Prompt: Skip the pictures. Set down, word for word, the lines from the start of the material up to and including the line with "plt.rcParams['font.family'] = ['Noto".
:::::
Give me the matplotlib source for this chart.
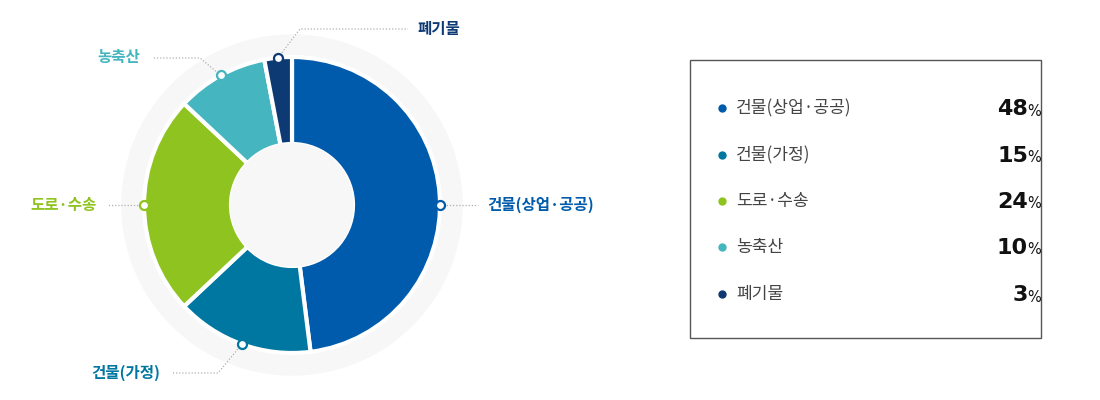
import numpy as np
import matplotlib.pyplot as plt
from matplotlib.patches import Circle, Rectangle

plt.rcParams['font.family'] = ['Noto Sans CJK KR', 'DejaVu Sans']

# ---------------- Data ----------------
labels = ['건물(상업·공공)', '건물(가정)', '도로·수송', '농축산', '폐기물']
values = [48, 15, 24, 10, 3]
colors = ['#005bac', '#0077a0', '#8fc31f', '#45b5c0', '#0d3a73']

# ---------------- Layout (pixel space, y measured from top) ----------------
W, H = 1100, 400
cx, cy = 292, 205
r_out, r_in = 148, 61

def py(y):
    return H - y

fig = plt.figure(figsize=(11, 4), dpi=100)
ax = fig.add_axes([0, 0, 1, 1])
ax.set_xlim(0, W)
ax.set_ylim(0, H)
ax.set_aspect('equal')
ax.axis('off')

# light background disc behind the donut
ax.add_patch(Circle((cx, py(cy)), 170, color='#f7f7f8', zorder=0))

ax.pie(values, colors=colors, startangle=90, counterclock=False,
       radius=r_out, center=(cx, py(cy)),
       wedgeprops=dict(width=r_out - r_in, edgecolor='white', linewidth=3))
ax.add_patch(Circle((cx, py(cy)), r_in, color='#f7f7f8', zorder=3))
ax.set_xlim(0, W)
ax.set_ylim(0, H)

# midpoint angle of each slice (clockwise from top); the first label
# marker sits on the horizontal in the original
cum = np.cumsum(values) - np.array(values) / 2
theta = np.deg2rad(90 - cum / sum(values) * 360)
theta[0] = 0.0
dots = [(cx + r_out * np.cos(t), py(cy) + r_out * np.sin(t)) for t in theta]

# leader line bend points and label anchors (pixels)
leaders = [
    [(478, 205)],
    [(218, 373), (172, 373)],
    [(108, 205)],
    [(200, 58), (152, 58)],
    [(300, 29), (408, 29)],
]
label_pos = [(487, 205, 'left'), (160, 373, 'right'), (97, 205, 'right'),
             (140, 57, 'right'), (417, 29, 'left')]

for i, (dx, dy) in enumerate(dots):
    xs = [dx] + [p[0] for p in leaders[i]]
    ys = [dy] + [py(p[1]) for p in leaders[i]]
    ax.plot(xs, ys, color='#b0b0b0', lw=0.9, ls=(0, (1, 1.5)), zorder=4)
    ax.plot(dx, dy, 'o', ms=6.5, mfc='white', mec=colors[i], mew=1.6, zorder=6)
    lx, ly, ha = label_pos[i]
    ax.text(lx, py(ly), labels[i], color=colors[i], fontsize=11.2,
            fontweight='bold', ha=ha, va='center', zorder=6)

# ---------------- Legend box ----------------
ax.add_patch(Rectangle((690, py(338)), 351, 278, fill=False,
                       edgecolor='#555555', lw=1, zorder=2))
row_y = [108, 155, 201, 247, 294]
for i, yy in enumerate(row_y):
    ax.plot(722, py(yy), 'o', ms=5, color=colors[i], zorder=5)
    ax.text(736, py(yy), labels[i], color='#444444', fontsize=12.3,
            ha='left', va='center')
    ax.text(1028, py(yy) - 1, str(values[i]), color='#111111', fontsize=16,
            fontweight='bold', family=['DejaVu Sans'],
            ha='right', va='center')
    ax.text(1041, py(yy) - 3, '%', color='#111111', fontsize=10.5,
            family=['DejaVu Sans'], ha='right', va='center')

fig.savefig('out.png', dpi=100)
:::::
Written solution:
Give me the matplotlib source for this chart.
import numpy as np
import matplotlib.pyplot as plt
from matplotlib.patches import Circle, Rectangle

plt.rcParams['font.family'] = ['Noto Sans CJK KR', 'DejaVu Sans']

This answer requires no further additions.